Cambodia needs an independent body to oversee police performance, a Hong Kong-based right group recommends, claiming the National Assembly’s traditional oversight duties are failing because the police and Assembly are stacked with ruling party members.

“In other countries, there are independent committees to oversee police performance,” said Lao Monghay, a researcher for the Asian Human Rights Commission. “If police officers abuse citizens, people can file complaints to the body. Right now there is a chance, because Cambodia is drafting a bill for police, in which such an independent body could be included.”

The National Assembly is “politically implicated” and “controlled by the ruling party,” he said, making an independent body more important.

Police have put out suggestion boxes in recent months, but critics say these have not been used. However, Lt. Gen. Keat Chantharith, a spokesman for the national police, said not many police mistakes had been reported because not many police abuse their positions.

After his appointment to national police chief last year, Gen. Neth Savoeun has worked to improve the image of Cambodian police, who are often criticized as corrupt or involved in the crimes they are supposed to fight.

Hotlines and suggestion boxes are fine but people are likely afraid to use the boxes properly, because it is 'only and internal measure', Lao Monghay said.

Nhuon Nhil, first deputy president of the National Assembly, said Cambodia law allows only the Assembly and its commissions to oversee national security and defense, including police.
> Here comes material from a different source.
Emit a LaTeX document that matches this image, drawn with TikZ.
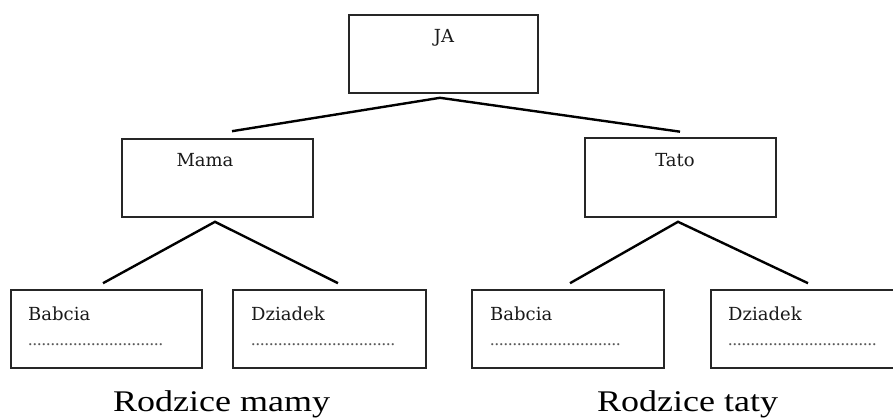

“The law doesn’t authorize NGOs to do the work instead of the National Assembly commissions,” he said. “People didn’t vote for NGOs to do so.”

The Assembly can also gather ministers and other government leaders to solve complicated matters, he said.

Yim Sovann, a lawmaker for the opposition Sam Rainsy Party, said that in order to enforce security and gain the public’s participation, security work needs to be transparent and responsible.

“To get more inputs, transparency, I think human rights groups, NGOs that have watched government performance should be allowed to review these problems,” he said.

“The term ‘the secrecy of interior security, national security’ refers to absolute secrecy for the whole national security, war,” he said. “The term doesn’t refer to social order, abuses by police, human rights worker’s safety. These issues have nothing so confidential that civil society shouldn’t take part.”

He also pointed out that the National Assembly’s nine commissions are all controlled by the Cambodian People’s Party, which controls the executive branch, creating a demand for people to be allowed to oversee government through civil society.

“Experience proves that the commissions didn’t oversee the government of their own party effectively,” he said. They “indentify the problems only to ignore them.”

Nguon Nhil called such criticism “groundless.”